There’s another new bench on the Hikashari Trail!
Kyle and Amber Schlagenhauf have designed and set up the “Mendocino Triple Junction Bench” on the southern part of the Hikshari Trail.
See below for exclusive information, video, and pictures.
About the artists:
Kyle and Amber Schlagenhauf are a husband and wife, design/build team working in the construction industry, specializing in stonework. Together they own and operate Green Man Builders. Amber is a graduate of HSU in Art History and has an MA in culture, ecology and sustainable communities. Kyle is a veteran of the coast guard and served his country working on the USCGC Acushnet, a seagoing tugboat stationed in Eureka.

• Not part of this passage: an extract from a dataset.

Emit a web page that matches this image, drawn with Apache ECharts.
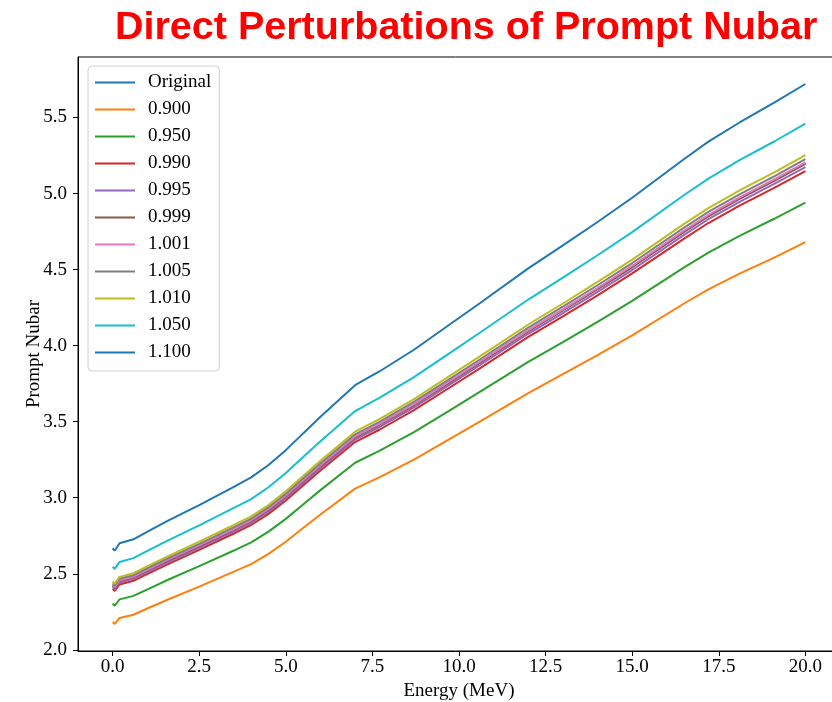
<!DOCTYPE html>
<html>
<head>
<meta charset="utf-8">
<script src="https://cdn.jsdelivr.net/npm/echarts@6/dist/echarts.min.js"></script>
<style>
html,body{margin:0;padding:0;background:#fff;overflow:hidden;}
#chart{width:832px;height:702px;}
</style>
</head>
<body>
<div id="chart"></div>
<script>
// Energy grid (MeV)
var energy = [0, 0.06, 0.2, 0.6, 1.1, 1.6, 2.5, 3.5, 4.0, 4.5, 5.0, 5.5, 6.0, 7.0, 7.7, 8.7, 9.7, 10.6, 12.0, 13.0, 14.0, 15.0, 16.5, 17.2, 18.1, 19.1, 20.0];

var nuOriginal = [2.425, 2.411, 2.455, 2.479, 2.535, 2.590, 2.684, 2.793, 2.849, 2.923, 3.012, 3.112, 3.211, 3.400, 3.482, 3.612, 3.758, 3.890, 4.098, 4.235, 4.375, 4.520, 4.752, 4.855, 4.970, 5.088, 5.200];
var nu0900 = [2.183, 2.170, 2.210, 2.231, 2.282, 2.331, 2.416, 2.514, 2.564, 2.631, 2.711, 2.801, 2.890, 3.060, 3.134, 3.251, 3.382, 3.501, 3.688, 3.812, 3.938, 4.068, 4.277, 4.370, 4.473, 4.579, 4.680];
var nu0950 = [2.304, 2.290, 2.332, 2.355, 2.408, 2.461, 2.550, 2.653, 2.707, 2.777, 2.861, 2.956, 3.050, 3.230, 3.308, 3.431, 3.570, 3.696, 3.893, 4.023, 4.156, 4.294, 4.514, 4.612, 4.722, 4.834, 4.940];
var nu0990 = [2.401, 2.387, 2.430, 2.454, 2.510, 2.564, 2.657, 2.765, 2.821, 2.894, 2.982, 3.081, 3.179, 3.366, 3.447, 3.576, 3.720, 3.851, 4.057, 4.193, 4.331, 4.475, 4.704, 4.806, 4.920, 5.037, 5.148];
var nu0995 = [2.413, 2.399, 2.443, 2.467, 2.522, 2.577, 2.671, 2.779, 2.835, 2.908, 2.997, 3.096, 3.195, 3.383, 3.465, 3.594, 3.739, 3.871, 4.078, 4.214, 4.353, 4.497, 4.728, 4.831, 4.945, 5.063, 5.174];
var nu0999 = [2.423, 2.409, 2.453, 2.477, 2.532, 2.587, 2.681, 2.790, 2.846, 2.920, 3.009, 3.109, 3.208, 3.397, 3.479, 3.608, 3.754, 3.886, 4.094, 4.231, 4.371, 4.515, 4.747, 4.850, 4.965, 5.083, 5.195];
var nu1001 = [2.427, 2.413, 2.457, 2.481, 2.538, 2.593, 2.687, 2.796, 2.852, 2.926, 3.015, 3.115, 3.214, 3.403, 3.485, 3.616, 3.762, 3.894, 4.102, 4.239, 4.379, 4.525, 4.757, 4.860, 4.975, 5.093, 5.205];
var nu1005 = [2.437, 2.423, 2.467, 2.491, 2.548, 2.603, 2.697, 2.807, 2.863, 2.938, 3.027, 3.128, 3.227, 3.417, 3.499, 3.630, 3.777, 3.909, 4.118, 4.256, 4.397, 4.543, 4.776, 4.879, 4.995, 5.113, 5.226];
var nu1010 = [2.449, 2.435, 2.480, 2.504, 2.560, 2.616, 2.711, 2.821, 2.877, 2.952, 3.042, 3.143, 3.243, 3.434, 3.517, 3.648, 3.796, 3.929, 4.139, 4.277, 4.419, 4.565, 4.800, 4.904, 5.020, 5.139, 5.252];
var nu1050 = [2.546, 2.532, 2.578, 2.603, 2.662, 2.720, 2.818, 2.933, 2.991, 3.069, 3.163, 3.268, 3.372, 3.570, 3.656, 3.793, 3.946, 4.085, 4.303, 4.447, 4.594, 4.746, 4.990, 5.098, 5.219, 5.342, 5.460];
var nu1100 = [2.668, 2.652, 2.701, 2.727, 2.789, 2.849, 2.952, 3.072, 3.134, 3.215, 3.313, 3.423, 3.532, 3.740, 3.830, 3.973, 4.134, 4.279, 4.508, 4.659, 4.813, 4.972, 5.227, 5.341, 5.467, 5.597, 5.720];

var seriesNames = ['Original', '0.900', '0.950', '0.990', '0.995', '0.999', '1.001', '1.005', '1.010', '1.050', '1.100'];
var seriesValues = [nuOriginal, nu0900, nu0950, nu0990, nu0995, nu0999, nu1001, nu1005, nu1010, nu1050, nu1100];
var colors = ['#1f77b4', '#ff7f0e', '#2ca02c', '#d62728', '#9467bd', '#8c564b', '#e377c2', '#7f7f7f', '#bcbd22', '#17becf', '#1f77b4'];

var xTicks = [0, 2.5, 5, 7.5, 10, 12.5, 15, 17.5, 20];
var yTicks = [2.0, 2.5, 3.0, 3.5, 4.0, 4.5, 5.0, 5.5];

var serif = '"Liberation Serif", "DejaVu Serif", serif';

var series = seriesNames.map(function (name, i) {
  return {
    name: name,
    type: 'line',
    showSymbol: false,
    symbol: 'none',
    lineStyle: { width: 2, color: colors[i] },
    itemStyle: { color: colors[i] },
    data: energy.map(function (e, k) { return [e, seriesValues[i][k]]; }),
    z: 2 + i
  };
});

var chart = echarts.init(document.getElementById('chart'), null, { renderer: 'canvas' });
chart.setOption({
  animation: false,
  backgroundColor: '#fff',
  title: {
    text: 'Direct Perturbations of Prompt Nubar',
    left: 110,
    top: 3,
    textStyle: {
      color: '#ff0000',
      fontFamily: '"Liberation Sans", Arial, sans-serif',
      fontWeight: 'bold',
      fontSize: 39.5
    }
  },
  grid: {
    left: 78, top: 57, height: 594, width: 762,
    outerBoundsMode: 'none',
    containLabel: false,
    show: true, borderColor: '#000', borderWidth: 1
  },
  legend: {
    orient: 'vertical',
    left: 88, top: 66,
    padding: [7, 8, 9, 7],
    backgroundColor: '#fff',
    borderColor: '#d0d0d0',
    borderWidth: 1,
    borderRadius: 4,
    icon: 'rect',
    itemWidth: 40,
    itemHeight: 2,
    itemGap: 8,
    textStyle: { fontFamily: serif, fontSize: 19, color: '#000', lineHeight: 18, padding: [0, 0, 0, 8] },
    data: seriesNames
  },
  xAxis: {
    type: 'value',
    min: -1, max: 21,
    name: 'Energy (MeV)',
    nameLocation: 'middle',
    nameGap: 31,
    nameMoveOverlap: false,
    nameTextStyle: { fontFamily: serif, fontSize: 19, color: '#000' },
    axisLine: { show: true, onZero: false, lineStyle: { color: '#000', width: 1 } },
    axisTick: { show: true, length: 5, lineStyle: { color: '#000' }, customValues: xTicks },
    axisLabel: {
      fontFamily: serif, fontSize: 19, color: '#000', margin: 7,
      customValues: xTicks,
      formatter: function (v) { return v.toFixed(1); }
    },
    splitLine: { show: false }
  },
  yAxis: {
    type: 'value',
    min: 1.9925, max: 5.8975,
    name: 'Prompt Nubar',
    nameLocation: 'middle',
    nameGap: 34,
    nameMoveOverlap: false,
    nameTextStyle: { fontFamily: serif, fontSize: 19, color: '#000' },
    axisLine: { show: true, onZero: false, lineStyle: { color: '#000', width: 1 } },
    axisTick: { show: true, length: 5, lineStyle: { color: '#000' }, customValues: yTicks },
    axisLabel: {
      fontFamily: serif, fontSize: 19, color: '#000', margin: 11,
      customValues: yTicks,
      formatter: function (v) { return v.toFixed(1); }
    },
    splitLine: { show: false }
  },
  series: series
});
</script>
</body>
</html>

Over the last 20 years, they have worked together on many rewarding legacy construction projects. Their passion has become creating public spaces. It has manifested in the creation of a children’s playground at a preschool, an drystone amphitheater at the South Rim of the Grand Canyon, the Bolinas Downtown Park, The Safety Plaza in San Francisco, the Japanese Castle wall at the Portland Japanese Gardens and most recently the Mendocino Triple Junction Bench located on the Hikshari trail in Eureka.
Public spaces are for everyone. They enable individuals to become a community, vital to the identity of where we live, work and play. Providing a space for people to gather, sit, contemplate, communicate, rest or enjoy their surroundings holds a universal value for all. Kyle and Amber are grateful for the opportunities to contribute to the creation of public spaces and will continue to pursue building community through placemaking.
About the bench
Awarded the commission by the city of Eureka to create an interactive bench representing the Mendocino Triple Junction, we began our research. Consulting with local geologist Bob McPherson who shared diagrams and talked rock. We developed our design based on the seismic activity and resulting geologic formations of our dynamic region.

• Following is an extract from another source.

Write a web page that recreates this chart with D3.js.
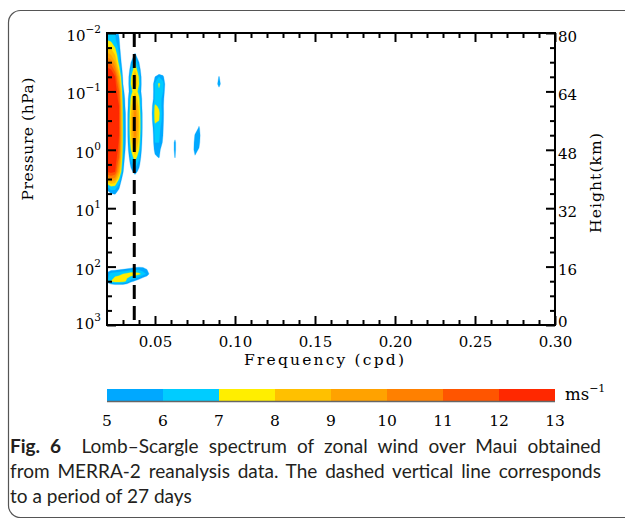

The Mendocino Triple Junction is an area off the coast of Cape Mendocino, west of the town of Petrolia. One of the most seismically active regions of the continental U.S, it is where the North American, Pacific, and Gorda plates meet. It is also one of the only places on earth where three plates converge near the shore.
Three regional stones were selected to interpret the tectonic relationship of the three plates. The North American plate is represented by granite and is the backrest of the bench. Granite is a light-colored igneous rock with grains large enough to be visible with the unaided eye. It forms from the slow crystallization of magma below Earth’s surface and is the most common rock type of continental land masses. Divided by the San Andreas Fault, the North American plate slides south, while the Pacific plate slides north. The Pacific Plate, which is represented by schist, is a metamorphic blue/green stone and is one side of the bench seat. Metamorphic rocks are formed when other rocks are changed due to heat and pressure often due to seismic activity along subduction zones and then pushed back up to the earths surface. The other side of the bench seat is created using basalt and represents the Gorda Plate. The Gorda plate is plunging below the North American Plate at the Cascadian subduction zone. Basalt is an extrusive igneous rock which is dark in color and tight grained because it cools quickly near the surface of the earth’s crust. Basalt makes up most of the ocean floor.
Where the North American (granite), Pacific (schist), and Gorda(basalt) plates intersect is interpreted as the Mendocino Triple Junction. Take a seat, relax, enjoy the view, and for a moment you will experience the result of the seismic activity that has shaped the geology of our rural landscape.